Ninguém discute a imperiosa necessidade de vigoroso, permanente e qualificado combate ao tráfico de drogas, destacadas nessa designação genérica a cocaína e a maconha. Na luta o Brasil está em pé de igualdade com todas as demais nações, cujos jovens, especialmente os jovens, estejam ameaçados pelo vício, com todas as suas consequências trágicas. O combate é cada vez mais necessário. Urgente.
Os pólos principais do tráfico de cocaína são a Colômbia, de que se diz ser a maior produtora desse alcalóide, e os Estados Unidos, do qual também se diz ser o país de seu maior consumo. As estatísticas sugerem que 40% da produção colombiana é cheirada ou injetada por pessoas residentes na grande superpotência. As polícias norte-americanas, ricas, equipadas, competentíssimas e incorruptíveis, com o famoso FBI (Escritório Federal de Investigações) à frente, não conseguiram impedir o tráfico.
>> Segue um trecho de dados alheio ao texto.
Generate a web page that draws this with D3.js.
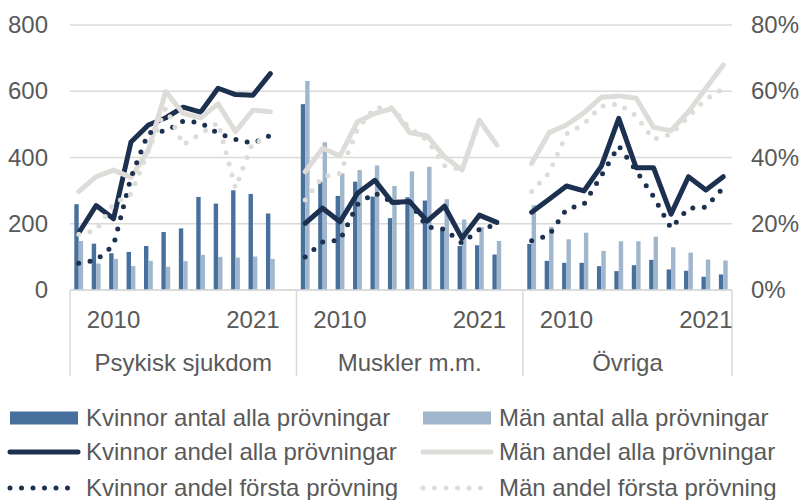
<!DOCTYPE html>
<html>
<head>
<meta charset="utf-8">
<script src="https://cdn.jsdelivr.net/npm/d3@7"></script>
<style>
  body { margin: 0; background: #fff; }
  svg { display: block; font-family: "Liberation Sans", Arial, sans-serif; }
  .txt { fill: #595959; font-size: 24px; }
</style>
</head>
<body>
<svg id="chart" width="802" height="500"></svg>
<script>
const groups = ["Psykisk sjukdom", "Muskler m.m.", "Övriga"];
const yearLabels = ["", "", "2010", "", "", "", "", "", "", "", "2021", ""];

// antal (left axis)
const kvinnorAntal = [
  [259, 140, 111, 115, 133, 175, 186, 281, 261, 301, 290, 231],
  [561, 327, 284, 327, 282, 217, 280, 270, 181, 133, 135, 107],
  [139, 88, 82, 82, 72, 57, 75, 91, 62, 58, 40, 47]
];
const manAntal = [
  [148, 80, 94, 72, 88, 70, 87, 106, 100, 98, 101, 94],
  [631, 446, 352, 362, 376, 314, 358, 372, 274, 213, 190, 148],
  [256, 191, 153, 173, 118, 147, 147, 161, 129, 113, 92, 89]
];

// andel in % (right axis)
const kvinnorAndelAlla = [
  [17.2, 25.5, 21.5, 44.7, 49.8, 52.0, 55.2, 53.7, 60.9, 59.0, 58.8, 65.3],
  [20.1, 24.7, 20.6, 29.2, 33.1, 26.4, 26.7, 20.8, 25.3, 15.6, 22.6, 20.4],
  [23.5, 27.4, 31.4, 29.9, 37.4, 51.8, 36.9, 36.9, 22.9, 34.2, 30.2, 34.2]
];
const manAndelAlla = [
  [29.7, 34.2, 36.2, 34.0, 42.3, 59.9, 53.3, 52.0, 56.2, 47.8, 54.3, 53.8],
  [35.7, 42.8, 40.5, 50.8, 53.3, 54.8, 47.5, 46.5, 40.2, 36.2, 51.3, 43.8],
  [38.2, 47.5, 49.8, 53.5, 58.2, 58.6, 57.9, 49.1, 48.1, 53.8, 60.9, 67.9]
];
const kvinnorAndelForsta = [
  [8.1, 9.0, 13.5, 34.0, 47.5, 48.0, 51.0, 50.5, 47.3, 45.5, 44.3, 46.7],
  [10.0, 14.5, 15.1, 25.8, 29.3, 26.5, 26.5, 19.0, 18.3, 14.1, 18.3, 19.8],
  [14.9, 16.5, 24.4, 25.9, 34.5, 43.5, 36.0, 28.2, 18.6, 24.7, 25.0, 30.9]
];
const manAndelForsta = [
  [16.8, 18.0, 26.0, 29.0, 42.0, 55.0, 43.8, 47.2, 50.5, 30.8, 44.8, 45.0],
  [27.2, 34.2, 35.2, 48.5, 55.0, 55.0, 48.8, 45.3, 37.5, 36.2, 51.3, 43.8],
  [29.7, 35.4, 47.1, 50.1, 55.5, 56.2, 52.5, 45.5, 47.0, 52.3, 57.6, 60.8]
];

const leftTicks = [0, 200, 400, 600, 800];
const rightTicks = [0, 20, 40, 60, 80];

const colors = {
  kAntal: "#48709c",
  mAntal: "#9fb6cc",
  kAndel: "#1c3050",
  mAndel: "#dedcd8",
  grid: "#d9d9d9"
};

const svg = d3.select("#chart");
const plotLeft = 70, plotRight = 732, plotTop = 25, plotBottom = 290;
const slotsPerGroup = 13;   // 12 years + one empty slot between groups
const nSlots = 38;

const x = d3.scaleBand().domain(d3.range(nSlots)).range([plotLeft, plotRight]);
const xInner = d3.scaleBand().domain(["k", "m"]).range([0, x.bandwidth()]).paddingOuter(0.98);
const yL = d3.scaleLinear().domain([0, 800]).range([plotBottom, plotTop]);
const yR = d3.scaleLinear().domain([0, 80]).range([plotBottom, plotTop]);

const slot = (g, i) => g * slotsPerGroup + i;
const cx = (g, i) => x(slot(g, i)) + x.bandwidth() / 2;

// gridlines
svg.append("g").selectAll("line").data(leftTicks).join("line")
  .attr("x1", plotLeft).attr("x2", plotRight)
  .attr("y1", d => yL(d)).attr("y2", d => yL(d))
  .attr("stroke", colors.grid).attr("stroke-width", 1.5);

// left axis labels
const axL = svg.append("g").attr("transform", "translate(48,0)")
  .call(d3.axisLeft(yL).tickValues(leftTicks).tickSize(0).tickPadding(0));
axL.select(".domain").remove();
axL.selectAll("text").attr("class", "txt").attr("fill", null);
axL.attr("font-size", null).attr("font-family", null);

// right axis labels
const axR = svg.append("g").attr("transform", "translate(751,0)")
  .call(d3.axisRight(yR).tickValues(rightTicks).tickSize(0).tickPadding(0).tickFormat(d => d + "%"));
axR.select(".domain").remove();
axR.selectAll("text").attr("class", "txt").attr("fill", null);
axR.attr("font-size", null).attr("font-family", null);

// bars
const barData = [];
groups.forEach((grp, g) => {
  kvinnorAntal[g].forEach((v, i) => barData.push({g, i, key: "k", v}));
  manAntal[g].forEach((v, i) => barData.push({g, i, key: "m", v}));
});
svg.append("g").selectAll("rect").data(barData).join("rect")
  .attr("x", d => x(slot(d.g, d.i)) + xInner(d.key))
  .attr("width", xInner.bandwidth())
  .attr("y", d => yL(d.v))
  .attr("height", d => plotBottom - yL(d.v))
  .attr("fill", d => d.key === "k" ? colors.kAntal : colors.mAntal);

// category axis
svg.append("line").attr("x1", plotLeft).attr("x2", plotRight).attr("y1", plotBottom).attr("y2", plotBottom)
  .attr("stroke", colors.grid).attr("stroke-width", 1.5);
const dividers = [0, slotsPerGroup, 2 * slotsPerGroup].map(s => x(s)).concat([plotRight]);
svg.append("g").selectAll("line").data(dividers).join("line")
  .attr("x1", d => d).attr("x2", d => d).attr("y1", plotBottom).attr("y2", 376)
  .attr("stroke", colors.grid).attr("stroke-width", 1.5);

groups.forEach((grp, g) => {
  yearLabels.forEach((lab, i) => {
    if (!lab) return;
    svg.append("text").attr("class", "txt").attr("x", cx(g, i)).attr("y", 327.5)
      .attr("text-anchor", "middle").text(lab);
  });
  const mid = (dividers[g] + dividers[g + 1]) / 2;
  svg.append("text").attr("class", "txt").attr("x", mid).attr("y", 370.5)
    .attr("text-anchor", "middle").text(grp);
});

// lines
const line = d3.line().x(d => d.x).y(d => yR(d.v));
const lineSeries = [
  {data: kvinnorAndelAlla, color: colors.kAndel, dotted: false},
  {data: manAndelAlla, color: colors.mAndel, dotted: false},
  {data: kvinnorAndelForsta, color: colors.kAndel, dotted: true},
  {data: manAndelForsta, color: colors.mAndel, dotted: true}
];
lineSeries.forEach(s => {
  groups.forEach((grp, g) => {
    const pts = s.data[g].map((v, i) => ({x: cx(g, i), v}));
    svg.append("path").datum(pts)
      .attr("d", line)
      .attr("fill", "none")
      .attr("stroke", s.color)
      .attr("stroke-width", 5)
      .attr("stroke-linejoin", "round")
      .attr("stroke-linecap", "round")
      .attr("stroke-dasharray", s.dotted ? "0 11.5" : null);
  });
});

// legend
const legend = [
  {label: "Kvinnor antal alla prövningar", color: colors.kAntal, type: "bar", col: 0, row: 0},
  {label: "Män antal alla prövningar", color: colors.mAntal, type: "bar", col: 1, row: 0},
  {label: "Kvinnor andel alla prövningar", color: colors.kAndel, type: "line", col: 0, row: 1},
  {label: "Män andel alla prövningar", color: colors.mAndel, type: "line", col: 1, row: 1},
  {label: "Kvinnor andel första prövning", color: colors.kAndel, type: "dot", col: 0, row: 2},
  {label: "Män andel första prövning", color: colors.mAndel, type: "dot", col: 1, row: 2}
];
const colX = [10, 423];
const rowY = [418, 452, 488];
const lg = svg.append("g").selectAll("g").data(legend).join("g")
  .attr("transform", d => `translate(${colX[d.col]},${rowY[d.row]})`);
lg.filter(d => d.type === "bar").append("rect")
  .attr("x", 0).attr("y", -6.5).attr("width", 68).attr("height", 13).attr("fill", d => d.color);
lg.filter(d => d.type !== "bar").append("line")
  .attr("x1", d => d.type === "dot" ? 0 : 0).attr("x2", d => d.type === "dot" ? 58 : 68)
  .attr("y1", 0).attr("y2", 0)
  .attr("stroke", d => d.color).attr("stroke-width", 5).attr("stroke-linecap", "round")
  .attr("stroke-dasharray", d => d.type === "dot" ? "0 11.5" : null)
  .attr("transform", d => d.type === "dot" ? "translate(0,0)" : null);
lg.append("text").attr("class", "txt").attr("x", 76).attr("y", 0).attr("dy", "0.35em")
  .text(d => d.label);
</script>
</body>
</html>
O fracasso interno levou o governo Clinton a uma solução politicamente hábil, ao situar o mal fora dos Estados Unidos. Sadam Hussein e Slobodan Milosevic deixaram o papel de inimigo público nº 1. Substituição radical. Pessoas determinadas saíram de cena.
Entrou no lugar delas um grupo guerrilheiro colombiano, que estaria facilitando a distribuição da cocaína. O novo ideal deixou de ser a proteção de frágeis emirados contra as forças de Sadam ou dos pobres kosovares contra a cruel perseguição étnica, estimulada por Slobodam. É um grupo guerrilheiro, acusado de perturbar a paz interna da Colômbia e de, facilitando o tráfico, arrumar dinheiro para comprar mais armas. Armas, talvez, estadunidenses.

A massa informativa, a partir de uma boa causa (o combate às drogas), propõe soluções que forçam o questionamento da soberania envolvida, ante notícias de manifestações de autoridades dos Estados Unidos sugerindo que a aviação militar brasileira derrube aviões, alegadamente ligados aos revolucionários colombianos (mesmo não matriculados no Brasil), usados no tráfico (ou supostamente). A Constituição brasileira tem dois artigos pertinentes ao assunto. O primeiro é a soberania, como um dos fundamentos de nossa República. O outro se refere, no plano internacional, ao respeito das independências nacionais, da autodeterminação dos povos e da não-intervenção.
Soberania é o poder das nações livres de se organizarem por si mesmas. A expressiva presença de técnicos militares norte-americanos na Colômbia não fere a soberania desse país, pois foi solicitada pelo seu presidente. Só ferirá quando os militares chegarem sem serem convidados, o que parece improvável, em se tratando de tropas norte-americanas. Como se viu na Iugoslávia, os ideais são muito bons para matar e destruir, mas não são suficientemente bons para morrer por eles.
Considerados os termos da Constituição brasileira, sobre soberania e não-intervenção, a evolução dos fatos há de ser acompanhada de perto pela sociedade pensante deste país.
Já ouvi pessoas qualificadas dizendo que parcelas do povo colombiano são favoráveis ao ingresso de tropas americanas e que se encontram nas ruas pessoas com camisetas dizendo "Yankees come home", em vez do proverbial "Yankees go home".
Nesse campo, a massa propagandística não serve. Aquele que aceitar a ofensa da soberania e da autodeterminação colombiana, com base na propaganda, não poderá, depois, queixar-se de que sua própria autodeterminação foi ofendida. É preciso pensar nos efeitos que o futuro pode trazer.